Para que eu não pare nesta existência
Tão mal cumprida tão mais comprida
Do que a restinga de Marambaia!...
Manuel Bandeira
Tão mal cumprida tão mais comprida
Do que a restinga de Marambaia!...
Manuel Bandeira
Sem falsa modéstia, tenho plena consicência de que poucas pessoas terão uma oportunidade na vida para fazer aventura como a que nos propomos. O plano era sair do Rio de Janeiro ainda de madrugada, eu e meu amigo Arthur, e fazer a travessia marítima até a Ilha Grande no Pandorga, um veleiro de 20 pés, chegando lá perto do entardecer. Ficaríamos por alguns dias e depois retornaríamos. Para tanto, passei as semanas anteriores em preparativos - revisões, estudo da rota, previsões de tempo, provisão de alimentos, bebidas e materiais diversos. Na tarde anterior, embarcamos - dormiríamos a última noite já no barco.
A ansiedade era grande. Vontade foi de partir antes mesmo da hora planejada. Mas procurei dormir, sabendo que umas horas de descanso prévio poderiam ser valiosas mais tarde.
Partimos, pois, no dia 16. Assistimos de camarote ao nascer do sol no mar, um belo espetáculo. Aos poucos o vento foi nos fazendo companhia, um gentil vento de popa que nos permitiu subir a vela-balão - o Pandorga tem uma bela vela-balão farroupilha, nas cores verde, vermelho e amarelo.
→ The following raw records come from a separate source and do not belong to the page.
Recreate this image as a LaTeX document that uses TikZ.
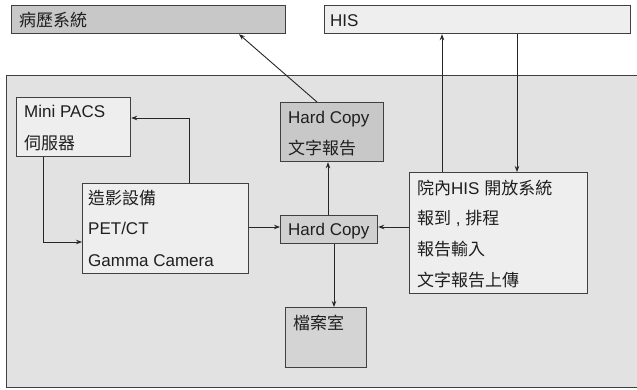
\documentclass[tikz,border=0pt]{standalone}
\usepackage{fontspec}
\setmainfont{Liberation Sans}
\newfontfamily\cjk{Noto Sans CJK TC}
\usetikzlibrary{arrows.meta}
\definecolor{bigbg}{HTML}{E2E2E2}
\definecolor{darkbox}{HTML}{C8C8C8}
\definecolor{midbox}{HTML}{D0D0D0}
\definecolor{archbox}{HTML}{D4D4D4}
\definecolor{lightbox}{HTML}{EEEEEE}
\definecolor{edgecol}{HTML}{404040}
\begin{document}
\begin{tikzpicture}[x=1pt,y=-1pt,
  boxstyle/.style={draw=edgecol, line width=1.2pt, inner sep=0pt, anchor=north west},
  lbl/.style={anchor=west, inner sep=0pt, text height=12.2pt, text depth=0pt, font=\fontsize{17}{20}\selectfont, text=black!88},
  conn/.style={draw=black!85, line width=0.9pt, -{Stealth[length=6pt,width=4.5pt]}}]
\useasboundingbox (0,0) rectangle (637,390);
% outer hospital area
\node[boxstyle, fill=bigbg, minimum width=660pt, minimum height=312pt] (hospital) at (6,75) {};
% top systems
\node[boxstyle, fill=darkbox, minimum width=274pt, minimum height=28pt] (emr) at (11,5) {};
\node[boxstyle, fill=lightbox, minimum width=306pt, minimum height=28pt] (his) at (324,5) {};
% inner boxes
\node[boxstyle, fill=lightbox, minimum width=114pt, minimum height=59pt] (minipacs) at (16,97) {};
\node[boxstyle, fill=lightbox, minimum width=166pt, minimum height=90pt] (modality) at (82,183) {};
\node[boxstyle, fill=darkbox, minimum width=103pt, minimum height=59pt] (hctext) at (280,102) {};
\node[boxstyle, fill=midbox, minimum width=97pt, minimum height=28pt] (hcsmall) at (280,215) {};
\node[boxstyle, fill=archbox, minimum width=81pt, minimum height=60pt] (archive) at (285,307) {};
\node[boxstyle, fill=lightbox, minimum width=178pt, minimum height=121pt] (hisin) at (409,172) {};
% labels
\node[lbl] (emrT) at (19,20) {\cjk 病歷系統};
\node[lbl] (hisT) at (330,20) {HIS};
\node[lbl] (mp1) at (24,111) {Mini PACS};
\node[lbl] (mp2) at (24,143) {\cjk 伺服器};
\node[lbl] (md1) at (88,198) {\cjk 造影設備};
\node[lbl] (md2) at (88,228) {PET/CT};
\node[lbl] (md3) at (88,260) {Gamma Camera};
\node[lbl] (ht1) at (288,117) {Hard Copy};
\node[lbl] (ht2) at (288,148) {\cjk 文字報告};
\node[lbl] (hs1) at (288,229) {Hard Copy};
\node[lbl] (ar1) at (293,323) {\cjk 檔案室};
\node[lbl] (hi1) at (417,188) {{\cjk 院內}HIS {\cjk 開放系統}};
\node[lbl] (hi2) at (417,218) {{\cjk 報到} , {\cjk 排程}};
\node[lbl] (hi3) at (417,249) {\cjk 報告輸入};
\node[lbl] (hi4) at (417,280) {\cjk 文字報告上傳};
% connectors
\draw[conn] ([xshift=37pt]hctext.north west) -- ([xshift=228pt]emr.south west);
\draw[conn] (modality.north -| 189,0) |- (minipacs.east |- 0,118);
\draw[conn] (minipacs.south -| 43,0) |- (modality.west |- 0,242);
\draw[conn] (modality.east |- 0,227) -- (hcsmall.west |- 0,227);
\draw[conn] (hcsmall.north -| 328,0) -- (hctext.south -| 328,0);
\draw[conn] (hcsmall.south -| 334,0) -- (archive.north -| 334,0);
\draw[conn] (hisin.west |- 0,227) -- (hcsmall.east |- 0,227);
\draw[conn] (hisin.north -| 442,0) -- (his.south -| 442,0);
\draw[conn] (his.south -| 517,0) -- (hisin.north -| 517,0);
\end{tikzpicture}
\end{document}
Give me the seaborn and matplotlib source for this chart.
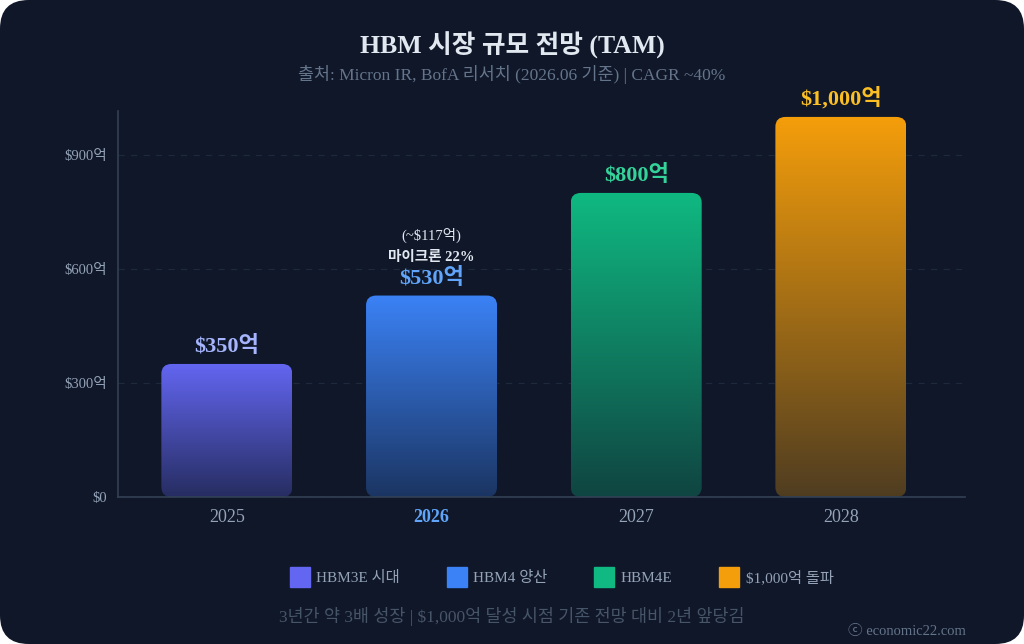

Dali para a frente, as praias cariocas iam se descortinando à nossa direita - ou seja, a boreste, já que estamos falando de coisas do mar. Leme, Copacabana, Ipanema, Leblon, São Conrado já haviam ficado para trás. Vem a Barra da Tijuca, vem o Recreio dos Bandeirantes, as praias vão ficando maiores e custam mais a passar. Guaratiba. E então a Restinga Marambaia, mais de 40 km de uma faixa de terra baixa e estreita, tão baixa e estreita que mal se vê do mar. O curioso é uma árvore solitária plantada ali: à distância, com a faixa da Restinga praticamente invisível, o que se enxerga é a árvore como se ela estivesse em pleno mar. Dizem que serve de aviso aos navegantes: há histórias de incautos que, à noite ou sob neblina, aproximavam-se perigosamente de terra e foram salvos pela visão da árvore, legítimo farol natural (que obviamente não aparece na carta náutica).
Da metade para o final da Restinga, o vento começou a apertar. Hora de ficar atento, fazer força e mostrar agilidade nas manobras. Para quem já estava há horas no mar e recém começava a enxergar, ao longe, a Ilha Grande, era um teste de resistência. Brincamos: "Rizar as velas é para os fracos!", ouve-se a bordo, em referência à manobra de diminuir (rizar) a área vélica quando o vento passa da conta. Sanduíches, bolachas, chá gelado, suco e muita água - tudo vale para fornecer energia contra o cansaço. E paciência. Quando pensamos que, ao menos, o vento forte nos empurrará logo para o destino, ele resolve serenar. Praticamente some, obriga-nos a ligar o motor. O sol já está se pondo quando entramos na baía da Ilha Grande. A travessia vai levar mais tempo que o previsto. Mas paciência é virtude de velejadores. Nosso pouso será a Enseada das Palmas. A Ilha já está perto. Sente-se cheiro de terra, cheiro de mato! Os corações se ouriçam, a expectativa cresce em meio ao cansaço. Entramos na enseada. Em meio à escuridão, dois pontos luminosos lá adiante nos guiam para a praia em frente à qual fundearemos. Pronto, chegamos! Solto a âncora. O Pandorga se comportou bem, assim como nossa fibra de marinheiros. Estou aliviado. À noite, parece que temos aquela praia inteira para nós, mas o que interessa agora é verificar se a âncora está bem presa, terminar de baixar a vela, organizar as coisas na cabine e dormir. O sono virá fácil, afinal precisamos dele para chegarmos descansados ao dia seguinte. Ilha Grande nos espera.